The row over changes to the English literature GCSE syllabus has escalated as two major exam boards confirm plans to remove foreign authors from their future reading list.
Of Mice and Men by John Steinbeck and Harper Lee's To Kill a Mockingbird will be cut from syllabuses taught from 2015 onwards by Britain's largest exam provider, AQA.
As well as American authors, a section titled "exploring cultures" has also been removed from syllabuses, which eliminates books written by authors from Nigeria, Australia and New Zealand.
I Know Why the Caged Bird Sings by Maya Angelou, the acclaimed African-American author and civil rights activist who died this week, will also be removed. However, Angelou is to be included in a list of poetry for the Welsh-based examiner WJEC's "unseen poetry" exam.
Publishing their new syllabus on Thursday, WJAC has also confirmed plans to drop foreign prose from syllabuses being taught from next year, while OCR has published similar plans.
What is the row about?
The changes have prompted critics to claim that the changes are too restrictive, in particular, they have led to non-British novels - literature penned by American authors, for example - to be axed.
Although Michael Gove, the education secretary, rebuffed critics' suggestions that the government was implementing a book ban in an article for the Telegraph, the confirmation from AQA and WJAC is likely to fuel more anger.
"I have not banned anything. Nor has anyone else. All we are doing is asking exam boards to broaden – not narrow – the books young people study for GCSE," he wrote.
Although Gove has said the changes are about expanding the coverage of British authors, critics have argued the curriculum should be about literature in English, not a national English tradition.
So far, over 50,000 people have signed an online petition opposing the reforms. Earlier this week, Toni Morrison, the Nobel Prize-winning American author, attacked Gove's plans and warned that it was wrong to divide literature into "nationalistic categories".
What are the changes?
Under the new changes, all English literature courses for pupils aged between 14 and 16 must cover a series of core subjects to ensure students have access to a diverse range of literature.

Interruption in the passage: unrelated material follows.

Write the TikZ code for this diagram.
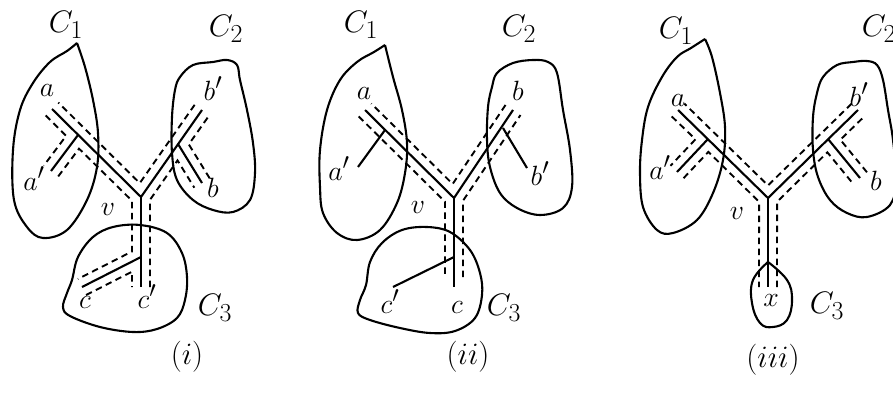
\documentclass[tikz,border=0pt]{standalone}
\usepackage{graphicx}
\usetikzlibrary{calc}
\tikzset{
  tree/.style={line width=2.1pt, line join=miter},
  tour/.style={line width=1.9pt, dash pattern=on 6.5pt off 4.5pt},
  blob/.style={line width=2.1pt},
  lab/.style={font=\Huge, anchor=base, inner sep=0pt},
  biglab/.style={font=\Huge, anchor=base, inner sep=0pt},
  plab/.style={font=\Huge, anchor=base, inner sep=0pt},
}
\newcommand\sm[1]{\scalebox{1.12}{$#1$}}
\newcommand\bigC[1]{\scalebox{1.25}{$C_{#1}$}}
\newcommand\plb[1]{\scalebox{1.25}{$(#1)$}}
\def\dd{9pt}
% offset point at the start of a path: leaf #2, next vertex #3 (right-hand side)
\newcommand\offstart[3]{\coordinate (#1) at ($(#2)!\dd!-90:(#3)$);}
% offset point at the end of a path: leaf #2, previous vertex #3
\newcommand\offend[3]{\coordinate (#1) at ($(#2)!\dd!90:(#3)$);}
% corner of the offset path at #3, coming from #2, going to #4
\newcommand\offcorner[4]{%
  \coordinate (#1p) at ($(#2)!\dd!-90:(#3)$);
  \coordinate (#1q) at ($(#3)!\dd!90:(#2)$);
  \coordinate (#1r) at ($(#3)!\dd!-90:(#4)$);
  \coordinate (#1s) at ($(#4)!\dd!90:(#3)$);
  \coordinate (#1) at (intersection of #1p--#1q and #1r--#1s);}
\begin{document}
\begin{tikzpicture}[x=1pt,y=-1pt]
\useasboundingbox (0,0) rectangle (893,396);

% ================= panel (i) =================
\coordinate (v1) at (141,197);
\coordinate (A1) at (52,109);
\coordinate (ja1) at (78,135);
\coordinate (Ap1) at (51,171);
\coordinate (B1) at (202,110);
\coordinate (jb1) at (178,144);
\coordinate (Bb1) at (202,183);
\coordinate (Cp1) at (141,287);
\coordinate (jc1) at (141,257);
\coordinate (Cc1) at (82,287);

\draw[blob] plot[smooth, tension=0.6] coordinates {(77,43) (85,67) (93,100) (98,133) (97,167) (87,200) (67,230) (43,238) (27,227) (14,200) (13,150) (20,110) (33,83) (50,62) (67,51) (77,43)};
\draw[blob] plot[smooth cycle, tension=0.6] coordinates {(180,77) (193,65) (213,62) (227,60) (237,65) (240,80) (247,110) (253,143) (255,173) (250,200) (233,212) (213,210) (193,200) (177,180) (172,153) (172,117) (175,90)};
\draw[blob] plot[smooth cycle, tension=0.6] coordinates {(140,225) (167,233) (182,253) (187,277) (185,300) (177,318) (157,329) (133,332) (100,327) (70,316) (63,307) (67,293) (72,280) (78,257) (93,237) (113,227)};

\draw[tree] (A1) -- (v1) -- (B1);
\draw[tree] (v1) -- (Cp1);
\draw[tree] (ja1) -- (Ap1);
\draw[tree] (jb1) -- (Bb1);
\draw[tree] (jc1) -- (Cc1);

\offstart{i1s}{A1}{ja1}\offcorner{i1a}{A1}{ja1}{Ap1}\offend{i1e}{Ap1}{ja1}
\draw[tour] (i1s) -- (i1a) -- (i1e);
\offstart{i2s}{Ap1}{ja1}\offcorner{i2a}{Ap1}{ja1}{v1}\offcorner{i2b}{ja1}{v1}{jc1}\offcorner{i2c}{v1}{jc1}{Cc1}\offend{i2e}{Cc1}{jc1}
\draw[tour] (i2s) -- (i2a) -- (i2b) -- (i2c) -- (i2e);
\offstart{i3s}{Cc1}{jc1}\offcorner{i3a}{Cc1}{jc1}{Cp1}\offend{i3e}{Cp1}{jc1}
\draw[tour] (i3s) -- (i3a) -- (i3e);
\offstart{i4s}{Cp1}{v1}\offcorner{i4a}{Cp1}{v1}{jb1}\offcorner{i4b}{v1}{jb1}{Bb1}\offend{i4e}{Bb1}{jb1}
\draw[tour] (i4s) -- (i4a) -- (i4b) -- (i4e);
\offstart{i5s}{Bb1}{jb1}\offcorner{i5a}{Bb1}{jb1}{B1}\offend{i5e}{B1}{jb1}
\draw[tour] (i5s) -- (i5a) -- (i5e);
\offstart{i6s}{B1}{v1}\offcorner{i6a}{B1}{v1}{A1}\offend{i6e}{A1}{v1}
\draw[tour] (i6s) -- (i6a) -- (i6e);

\node[biglab] (C11) at (66,33) {\bigC1};
\node[biglab] (C21) at (226,37) {\bigC2};
\node[biglab] (C31) at (215,315) {\bigC3};
\node[lab] (la1) at (47,96) {\sm{a}};
\node[lab] (lap1) at (34,190) {\sm{a'}};
\node[lab] (lbp1) at (213,100) {\sm{b'}};
\node[lab] (lb1) at (213,197) {\sm{b}};
\node[lab] (lv1) at (108,215) {\sm{v}};
\node[lab] (lc1) at (85,308) {\sm{c}};
\node[lab] (lcp1) at (147,308) {\sm{c'}};
\node[plab] (p1) at (187,364) {\plb{i}};

% ================= panel (ii) =================
\coordinate (v2) at (454,198);
\coordinate (A2) at (365,110);
\coordinate (ja2) at (385,130);
\coordinate (Ap2) at (358,167);
\coordinate (B2) at (513,110);
\coordinate (jb2) at (503,128);
\coordinate (Bp2) at (527,168);
\coordinate (Cc2) at (454,287);
\coordinate (Cd2) at (454,277);
\coordinate (jc2) at (454,257);
\coordinate (Cp2) at (393,287);

\draw[blob] plot[smooth, tension=0.6] coordinates {(385,45) (393,77) (402,110) (407,143) (405,173) (397,203) (380,230) (357,240) (337,233) (323,213) (320,187) (320,150) (327,110) (340,80) (357,62) (374,52) (385,45)};
\draw[blob] plot[smooth cycle, tension=0.6] coordinates {(497,73) (513,63) (533,60) (548,62) (557,73) (563,110) (570,150) (572,187) (563,208) (540,215) (517,208) (500,193) (490,167) (487,140) (488,107) (492,87)};
\draw[blob] plot[smooth cycle, tension=0.6] coordinates {(427,227) (450,232) (470,250) (480,273) (482,295) (475,318) (455,331) (430,333) (400,328) (370,320) (358,313) (360,300) (366,285) (370,262) (382,243) (402,230)};

\draw[tree] (A2) -- (v2) -- (B2);
\draw[tree] (v2) -- (Cc2);
\draw[tree] (ja2) -- (Ap2);
\draw[tree] (jb2) -- (Bp2);
\draw[tree] (jc2) -- (Cp2);

\offstart{j1s}{B2}{v2}\offcorner{j1a}{B2}{v2}{A2}\offend{j1e}{A2}{v2}
\draw[tour] (j1s) -- (j1a) -- (j1e);
\offstart{j2s}{A2}{v2}\offcorner{j2a}{A2}{v2}{Cd2}\offend{j2e}{Cd2}{v2}
\draw[tour] (j2s) -- (j2a) -- (j2e);
\offstart{j3s}{Cd2}{v2}\offcorner{j3a}{Cd2}{v2}{B2}\offend{j3e}{B2}{v2}
\draw[tour] (j3s) -- (j3a) -- (j3e);

\node[biglab] (C12) at (361,33) {\bigC1};
\node[biglab] (C22) at (519,37) {\bigC2};
\node[biglab] (C32) at (504,315) {\bigC3};
\node[lab] (la2) at (364,99) {\sm{a}};
\node[lab] (lap2) at (339,180) {\sm{a'}};
\node[lab] (lb2) at (518,100) {\sm{b}};
\node[lab] (lbp2) at (540,185) {\sm{b'}};
\node[lab] (lv2) at (418,213) {\sm{v}};
\node[lab] (lcp2) at (390,313) {\sm{c'}};
\node[lab] (lc2) at (457,313) {\sm{c}};
\node[plab] (p2) at (468,364) {\plb{ii}};

% ================= panel (iii) =================
\coordinate (v3) at (768,198);
\coordinate (A3) at (678,110);
\coordinate (ja3) at (708,139);
\coordinate (Ap3) at (677,172);
\coordinate (B3) at (858,110);
\coordinate (jb3) at (828,139);
\coordinate (Bb3) at (860,178);
\coordinate (X3) at (768,287);

\draw[blob] plot[smooth, tension=0.6] coordinates {(705,39) (712,57) (720,93) (725,127) (723,160) (713,193) (697,220) (673,233) (657,230) (643,207) (640,173) (642,140) (648,107) (662,77) (677,57) (691,48) (705,39)};
\draw[blob] plot[smooth cycle, tension=0.6] coordinates {(823,77) (837,65) (853,62) (867,61) (877,65) (883,80) (888,110) (893,140) (896,180) (890,205) (867,217) (847,213) (830,200) (818,177) (813,150) (813,117) (817,93)};
\draw[blob] plot[smooth, tension=0.7] coordinates {(768,262) (787,280) (792,300) (787,320) (773,327) (760,323) (752,303) (753,280) (768,262)};

\draw[tree] (A3) -- (v3) -- (B3);
\draw[tree] (v3) -- (X3);
\draw[tree] (ja3) -- (Ap3);
\draw[tree] (jb3) -- (Bb3);

\offstart{k1s}{A3}{ja3}\offcorner{k1a}{A3}{ja3}{Ap3}\offend{k1e}{Ap3}{ja3}
\draw[tour] (k1s) -- (k1a) -- (k1e);
\offstart{k2s}{Ap3}{ja3}\offcorner{k2a}{Ap3}{ja3}{v3}\offcorner{k2b}{ja3}{v3}{X3}\offend{k2e}{X3}{v3}
\draw[tour] (k2s) -- (k2a) -- (k2b) -- (k2e);
\offstart{k3s}{X3}{v3}\offcorner{k3a}{X3}{v3}{jb3}\offcorner{k3b}{v3}{jb3}{Bb3}\offend{k3e}{Bb3}{jb3}
\draw[tour] (k3s) -- (k3a) -- (k3b) -- (k3e);
\offstart{k4s}{Bb3}{jb3}\offcorner{k4a}{Bb3}{jb3}{B3}\offend{k4e}{B3}{jb3}
\draw[tour] (k4s) -- (k4a) -- (k4e);
\offstart{k5s}{B3}{v3}\offcorner{k5a}{B3}{v3}{A3}\offend{k5e}{A3}{v3}
\draw[tour] (k5s) -- (k5a) -- (k5e);

\node[biglab] (C13) at (676,38) {\bigC1};
\node[biglab] (C23) at (879,37) {\bigC2};
\node[biglab] (C33) at (827,313) {\bigC3};
\node[lab] (la3) at (678,106) {\sm{a}};
\node[lab] (lap3) at (660,179) {\sm{a'}};
\node[lab] (lbp3) at (859,106) {\sm{b'}};
\node[lab] (lb3) at (876,190) {\sm{b}};
\node[lab] (lv3) at (737,219) {\sm{v}};
\node[lab] (lx3) at (771,306) {\sm{x}};
\node[plab] (p3) at (773,367) {\plb{iii}};
\end{tikzpicture}
\end{document}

GCSEs in England have to include one Shakespeare play, a 19th century novel and a selection of poetry from 1789 onwards, including Romantic poetry and drama from the British Isles from 1914 onwards.
Nineteenth century novels include Mary Shelley's Frankenstein, Sir Arthur Conan Doyle's The Sign of Four, Jane Austen's Pride and Prejudice and Great Expectations by Charles Dickens.
Modern drama and prose choices include Shelagh Delaney's A Taste of Honey, Meera Syal's Anita and Me, Alan Bennett's The History Boys and The Curious Incident of the Dog in the Night Time by Simon Stephens.
Pupils will have a choice of six Shakespearian plays, including Macbeth, Romeo and Juliet and The Tempest.